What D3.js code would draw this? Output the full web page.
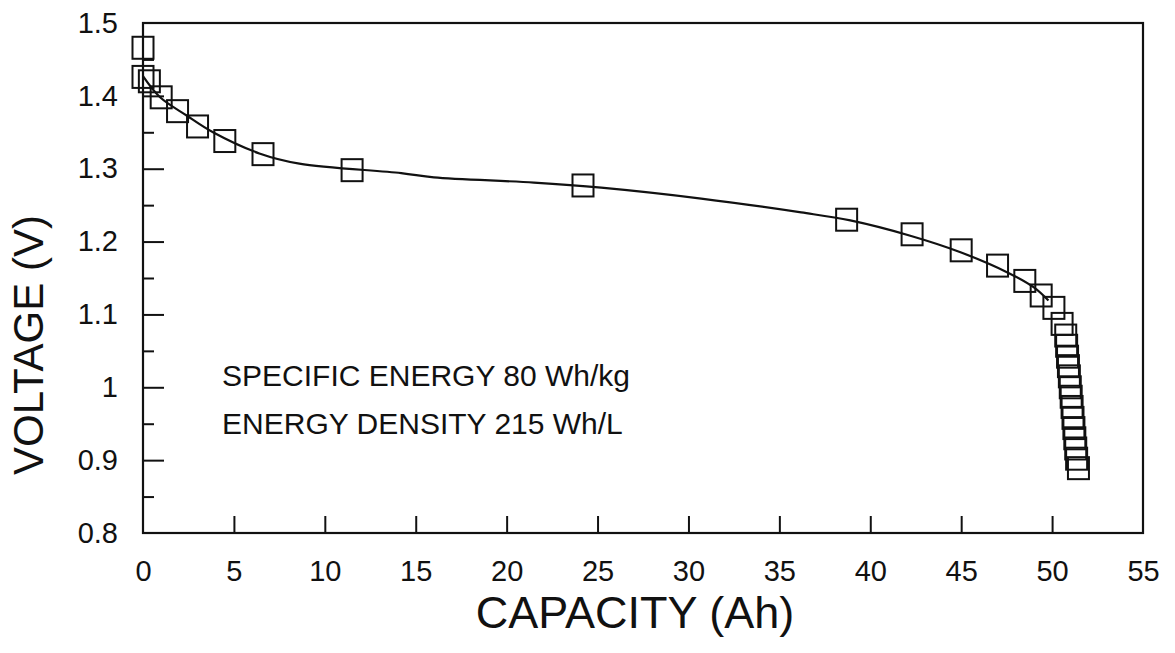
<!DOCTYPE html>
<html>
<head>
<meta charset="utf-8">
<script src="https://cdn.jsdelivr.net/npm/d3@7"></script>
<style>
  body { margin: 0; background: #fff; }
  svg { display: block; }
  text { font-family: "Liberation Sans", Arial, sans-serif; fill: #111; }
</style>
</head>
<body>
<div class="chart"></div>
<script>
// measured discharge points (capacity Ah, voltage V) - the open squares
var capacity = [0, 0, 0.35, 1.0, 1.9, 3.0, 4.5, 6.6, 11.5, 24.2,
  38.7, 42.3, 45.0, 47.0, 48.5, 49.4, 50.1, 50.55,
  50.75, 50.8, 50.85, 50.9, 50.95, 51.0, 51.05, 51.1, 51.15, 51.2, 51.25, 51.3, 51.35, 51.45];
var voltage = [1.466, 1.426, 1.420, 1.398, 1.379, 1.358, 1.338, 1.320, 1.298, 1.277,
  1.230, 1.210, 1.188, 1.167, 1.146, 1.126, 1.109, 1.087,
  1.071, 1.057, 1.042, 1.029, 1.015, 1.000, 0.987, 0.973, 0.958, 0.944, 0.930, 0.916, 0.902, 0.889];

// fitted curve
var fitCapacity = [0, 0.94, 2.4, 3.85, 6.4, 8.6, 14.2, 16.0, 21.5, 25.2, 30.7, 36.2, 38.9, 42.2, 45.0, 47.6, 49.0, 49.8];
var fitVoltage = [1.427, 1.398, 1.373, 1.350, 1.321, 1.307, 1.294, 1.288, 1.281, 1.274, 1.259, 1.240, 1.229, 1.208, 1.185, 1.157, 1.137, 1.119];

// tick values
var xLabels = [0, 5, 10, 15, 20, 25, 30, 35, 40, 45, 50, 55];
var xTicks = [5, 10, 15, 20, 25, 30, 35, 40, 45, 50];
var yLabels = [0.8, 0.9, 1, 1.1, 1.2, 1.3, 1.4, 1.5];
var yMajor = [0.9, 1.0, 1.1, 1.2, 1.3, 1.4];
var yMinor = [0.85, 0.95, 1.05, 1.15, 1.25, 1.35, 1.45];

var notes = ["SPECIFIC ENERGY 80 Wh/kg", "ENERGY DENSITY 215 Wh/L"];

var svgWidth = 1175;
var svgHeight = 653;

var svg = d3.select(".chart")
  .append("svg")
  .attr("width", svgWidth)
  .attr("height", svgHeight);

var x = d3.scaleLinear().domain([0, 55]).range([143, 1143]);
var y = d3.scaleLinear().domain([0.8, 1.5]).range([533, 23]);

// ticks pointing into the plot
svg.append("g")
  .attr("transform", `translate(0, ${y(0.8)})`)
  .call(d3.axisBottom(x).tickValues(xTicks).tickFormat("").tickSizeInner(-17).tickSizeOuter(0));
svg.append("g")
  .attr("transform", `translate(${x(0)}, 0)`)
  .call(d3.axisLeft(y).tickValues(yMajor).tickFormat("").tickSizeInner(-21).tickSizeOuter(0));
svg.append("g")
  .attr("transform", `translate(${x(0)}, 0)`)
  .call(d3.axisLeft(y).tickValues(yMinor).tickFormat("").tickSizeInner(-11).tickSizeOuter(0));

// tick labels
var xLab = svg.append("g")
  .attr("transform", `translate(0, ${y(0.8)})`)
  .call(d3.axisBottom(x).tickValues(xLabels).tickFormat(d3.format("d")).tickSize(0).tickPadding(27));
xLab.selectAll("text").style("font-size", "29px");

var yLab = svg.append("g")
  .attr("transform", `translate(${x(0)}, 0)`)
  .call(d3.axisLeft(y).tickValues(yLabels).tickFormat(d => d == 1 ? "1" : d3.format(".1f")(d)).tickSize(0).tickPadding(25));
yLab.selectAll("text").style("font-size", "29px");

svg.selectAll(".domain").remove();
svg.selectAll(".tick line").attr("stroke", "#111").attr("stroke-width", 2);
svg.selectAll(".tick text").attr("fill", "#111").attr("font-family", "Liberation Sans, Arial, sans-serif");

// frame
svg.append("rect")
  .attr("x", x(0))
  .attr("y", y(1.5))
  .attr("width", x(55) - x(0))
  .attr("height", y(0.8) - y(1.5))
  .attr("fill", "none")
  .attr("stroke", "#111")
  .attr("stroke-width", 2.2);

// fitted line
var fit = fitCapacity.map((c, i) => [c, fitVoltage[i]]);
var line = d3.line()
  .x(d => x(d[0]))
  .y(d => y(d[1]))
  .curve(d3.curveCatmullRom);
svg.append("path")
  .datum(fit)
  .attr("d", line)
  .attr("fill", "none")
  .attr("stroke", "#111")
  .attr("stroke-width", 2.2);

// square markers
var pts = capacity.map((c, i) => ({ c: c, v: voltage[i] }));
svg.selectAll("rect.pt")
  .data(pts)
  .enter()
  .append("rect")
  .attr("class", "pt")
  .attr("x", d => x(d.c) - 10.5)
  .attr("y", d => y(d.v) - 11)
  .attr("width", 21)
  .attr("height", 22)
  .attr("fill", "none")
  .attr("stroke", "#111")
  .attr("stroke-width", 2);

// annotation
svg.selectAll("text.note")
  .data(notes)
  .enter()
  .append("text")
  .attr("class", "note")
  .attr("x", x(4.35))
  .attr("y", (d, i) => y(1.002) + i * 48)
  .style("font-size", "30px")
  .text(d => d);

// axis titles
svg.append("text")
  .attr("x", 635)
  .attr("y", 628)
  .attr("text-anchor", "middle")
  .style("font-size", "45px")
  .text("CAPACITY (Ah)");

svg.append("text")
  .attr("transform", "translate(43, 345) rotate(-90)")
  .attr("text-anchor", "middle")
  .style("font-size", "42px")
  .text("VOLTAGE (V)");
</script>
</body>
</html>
━━━━━━━━━━━━━━━━━━━━━━━━━━━━━━
• _AIM_
Repeat all of the data above word for word, minus the pictures.

• _REPLY_
What D3.js code would draw this? Output the full web page.
<!DOCTYPE html>
<html>
<head>
<meta charset="utf-8">
<script src="https://cdn.jsdelivr.net/npm/d3@7"></script>
<style>
  body { margin: 0; background: #fff; }
  svg { display: block; }
  text { font-family: "Liberation Sans", Arial, sans-serif; fill: #111; }
</style>
</head>
<body>
<div class="chart"></div>
<script>
// measured discharge points (capacity Ah, voltage V) - the open squares
var capacity = [0, 0, 0.35, 1.0, 1.9, 3.0, 4.5, 6.6, 11.5, 24.2,
  38.7, 42.3, 45.0, 47.0, 48.5, 49.4, 50.1, 50.55,
  50.75, 50.8, 50.85, 50.9, 50.95, 51.0, 51.05, 51.1, 51.15, 51.2, 51.25, 51.3, 51.35, 51.45];
var voltage = [1.466, 1.426, 1.420, 1.398, 1.379, 1.358, 1.338, 1.320, 1.298, 1.277,
  1.230, 1.210, 1.188, 1.167, 1.146, 1.126, 1.109, 1.087,
  1.071, 1.057, 1.042, 1.029, 1.015, 1.000, 0.987, 0.973, 0.958, 0.944, 0.930, 0.916, 0.902, 0.889];

// fitted curve
var fitCapacity = [0, 0.94, 2.4, 3.85, 6.4, 8.6, 14.2, 16.0, 21.5, 25.2, 30.7, 36.2, 38.9, 42.2, 45.0, 47.6, 49.0, 49.8];
var fitVoltage = [1.427, 1.398, 1.373, 1.350, 1.321, 1.307, 1.294, 1.288, 1.281, 1.274, 1.259, 1.240, 1.229, 1.208, 1.185, 1.157, 1.137, 1.119];

// tick values
var xLabels = [0, 5, 10, 15, 20, 25, 30, 35, 40, 45, 50, 55];
var xTicks = [5, 10, 15, 20, 25, 30, 35, 40, 45, 50];
var yLabels = [0.8, 0.9, 1, 1.1, 1.2, 1.3, 1.4, 1.5];
var yMajor = [0.9, 1.0, 1.1, 1.2, 1.3, 1.4];
var yMinor = [0.85, 0.95, 1.05, 1.15, 1.25, 1.35, 1.45];

var notes = ["SPECIFIC ENERGY 80 Wh/kg", "ENERGY DENSITY 215 Wh/L"];

var svgWidth = 1175;
var svgHeight = 653;

var svg = d3.select(".chart")
  .append("svg")
  .attr("width", svgWidth)
  .attr("height", svgHeight);

var x = d3.scaleLinear().domain([0, 55]).range([143, 1143]);
var y = d3.scaleLinear().domain([0.8, 1.5]).range([533, 23]);

// ticks pointing into the plot
svg.append("g")
  .attr("transform", `translate(0, ${y(0.8)})`)
  .call(d3.axisBottom(x).tickValues(xTicks).tickFormat("").tickSizeInner(-17).tickSizeOuter(0));
svg.append("g")
  .attr("transform", `translate(${x(0)}, 0)`)
  .call(d3.axisLeft(y).tickValues(yMajor).tickFormat("").tickSizeInner(-21).tickSizeOuter(0));
svg.append("g")
  .attr("transform", `translate(${x(0)}, 0)`)
  .call(d3.axisLeft(y).tickValues(yMinor).tickFormat("").tickSizeInner(-11).tickSizeOuter(0));

// tick labels
var xLab = svg.append("g")
  .attr("transform", `translate(0, ${y(0.8)})`)
  .call(d3.axisBottom(x).tickValues(xLabels).tickFormat(d3.format("d")).tickSize(0).tickPadding(27));
xLab.selectAll("text").style("font-size", "29px");

var yLab = svg.append("g")
  .attr("transform", `translate(${x(0)}, 0)`)
  .call(d3.axisLeft(y).tickValues(yLabels).tickFormat(d => d == 1 ? "1" : d3.format(".1f")(d)).tickSize(0).tickPadding(25));
yLab.selectAll("text").style("font-size", "29px");

svg.selectAll(".domain").remove();
svg.selectAll(".tick line").attr("stroke", "#111").attr("stroke-width", 2);
svg.selectAll(".tick text").attr("fill", "#111").attr("font-family", "Liberation Sans, Arial, sans-serif");

// frame
svg.append("rect")
  .attr("x", x(0))
  .attr("y", y(1.5))
  .attr("width", x(55) - x(0))
  .attr("height", y(0.8) - y(1.5))
  .attr("fill", "none")
  .attr("stroke", "#111")
  .attr("stroke-width", 2.2);

// fitted line
var fit = fitCapacity.map((c, i) => [c, fitVoltage[i]]);
var line = d3.line()
  .x(d => x(d[0]))
  .y(d => y(d[1]))
  .curve(d3.curveCatmullRom);
svg.append("path")
  .datum(fit)
  .attr("d", line)
  .attr("fill", "none")
  .attr("stroke", "#111")
  .attr("stroke-width", 2.2);

// square markers
var pts = capacity.map((c, i) => ({ c: c, v: voltage[i] }));
svg.selectAll("rect.pt")
  .data(pts)
  .enter()
  .append("rect")
  .attr("class", "pt")
  .attr("x", d => x(d.c) - 10.5)
  .attr("y", d => y(d.v) - 11)
  .attr("width", 21)
  .attr("height", 22)
  .attr("fill", "none")
  .attr("stroke", "#111")
  .attr("stroke-width", 2);

// annotation
svg.selectAll("text.note")
  .data(notes)
  .enter()
  .append("text")
  .attr("class", "note")
  .attr("x", x(4.35))
  .attr("y", (d, i) => y(1.002) + i * 48)
  .style("font-size", "30px")
  .text(d => d);

// axis titles
svg.append("text")
  .attr("x", 635)
  .attr("y", 628)
  .attr("text-anchor", "middle")
  .style("font-size", "45px")
  .text("CAPACITY (Ah)");

svg.append("text")
  .attr("transform", "translate(43, 345) rotate(-90)")
  .attr("text-anchor", "middle")
  .style("font-size", "42px")
  .text("VOLTAGE (V)");
</script>
</body>
</html>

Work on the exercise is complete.